Mention spéciale pour le contemplatif morceau de 7 minutes 37 Pythia in the Barn, plus proche pour le coup d'un Miranda Sex Garden époque Suspiria que de Wooden Shjips.

Le premier album était un recueil de bouts de composition que j'avais écrites assez vite pendant que je lisais des bouquins de Carlos Castaneda, se souvient Romain. Ça m'avait inspiré ça, mais c'était très spontané et express. Notre voyage aux US et puis la rencontre d'un maximum d'artistes a fait maturer tout ça pour le deuxième...

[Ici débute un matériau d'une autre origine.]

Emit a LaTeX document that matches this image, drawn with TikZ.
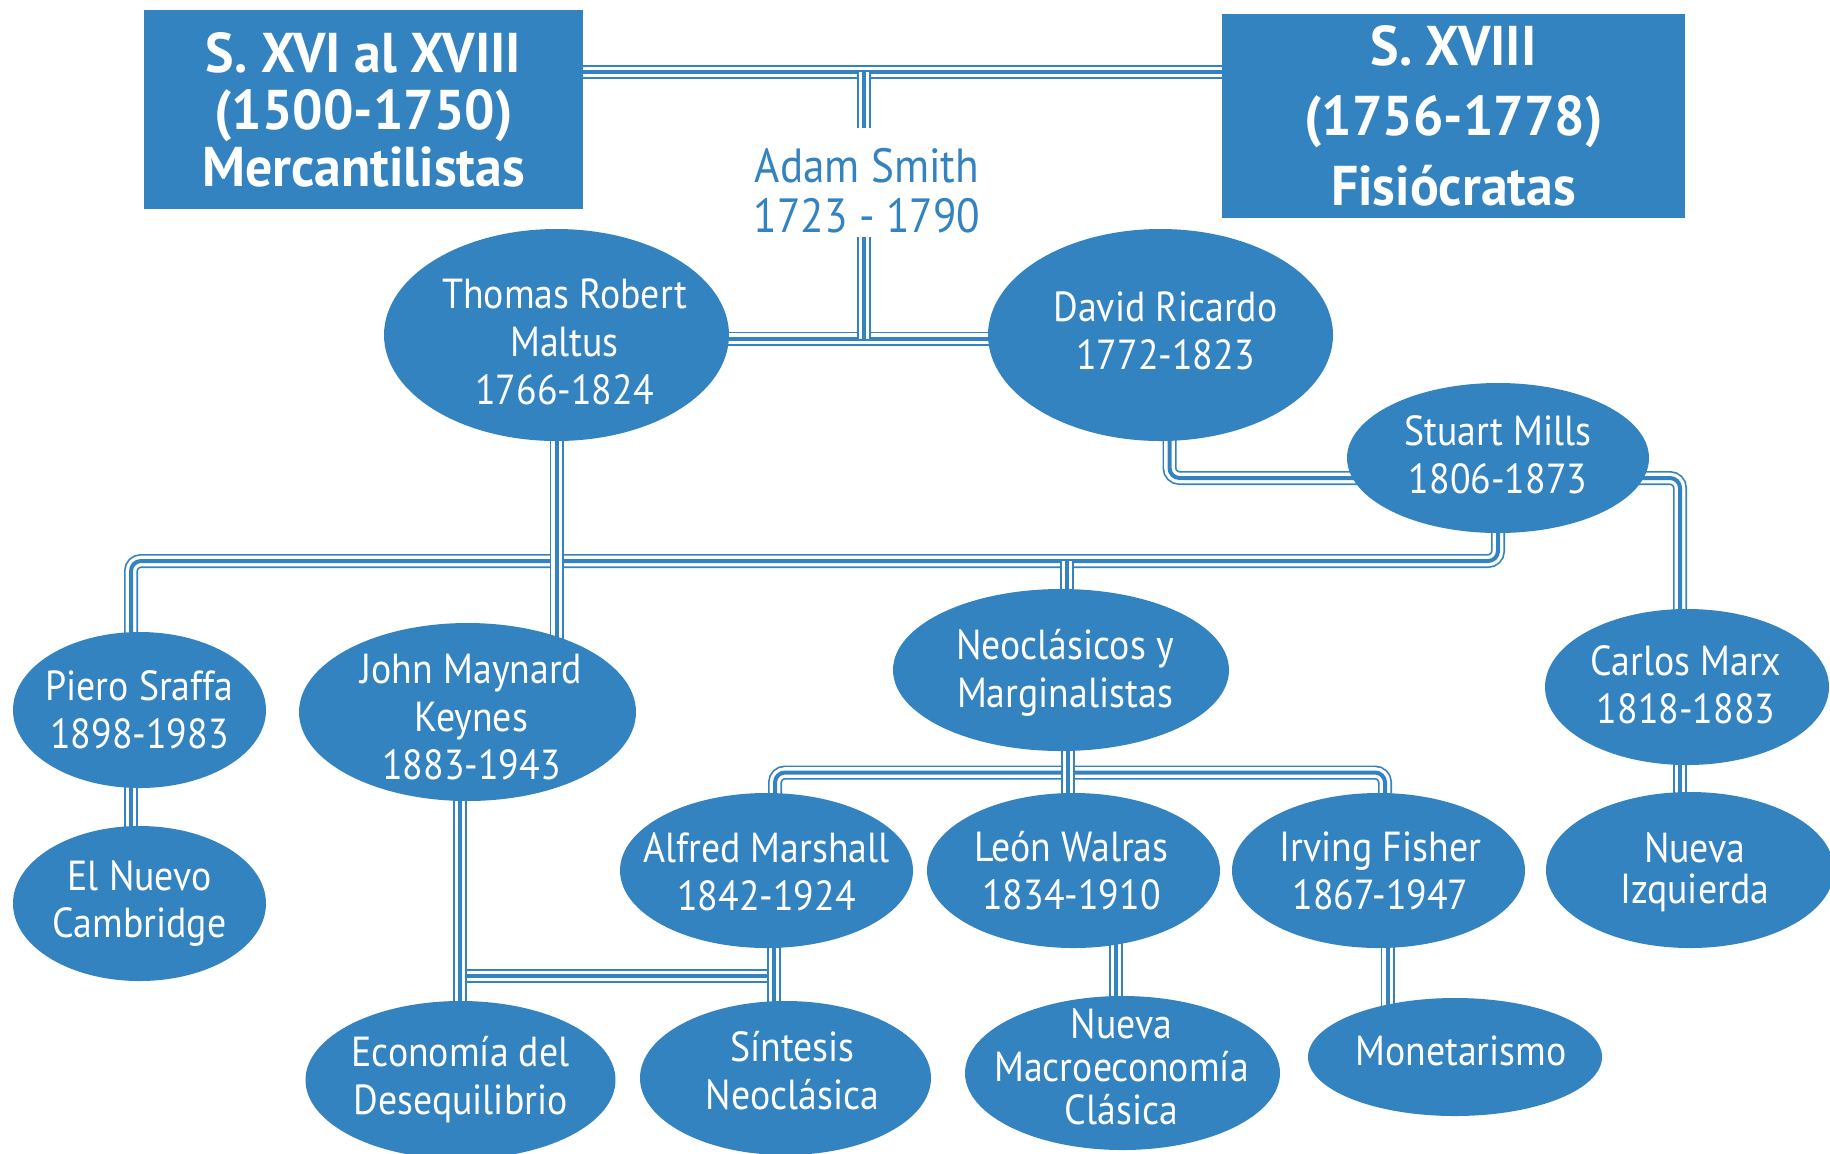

Outre les thèmes, j'ai passé beaucoup plus de temps après la cession avec Brett à expérimenter et rechercher des sons et arrangements différents. Il y a beaucoup plus de couches, c'est moins brut que le premier. On a beaucoup tripé sur la fin avec Simon (Sockeel, clavier et co chanteur lead avec Romain).

Résultat, la production stratifiée tutoie les quatre éléments et intègre au décor poussière, désert, grands espaces,...

Les titres prennent leur temps tout en évitant les sinistres répétitivités et les déprimantes plages instrumentales à pertes de vue... le cadeau de l'aigle est la mesure, la retenue, la sobriété comme mètre étalon d'une envergure de liberté de mouvements qui s'en trouve augmentée et vivifiée.

La scène française recèle en la matière quelques pépites, dont certaines histoires se conjuguent malheureusement au passé*. Mais on ne peut que se féliciter de la qualité de cette nouvelle génération de musiciens et de ce que quelques militants** de la première heure aient toujours la persévérance et la foi, celle qui peut déplacer des montagnes, … que ce soit dans le désert de Black Rock ou aux confins de l'Arizona ou du Texas, ou ailleurs.

L'histoire se répèterait-elle ? Voici qu'Angers revient sur la carte du monde telle qu'elle se dessine depuis les Etats-Unis, comme ce fut le cas à l'époque de la signature des Thugs sur Sub Pop ! Voilà tout le mal qu'on leur souhaite.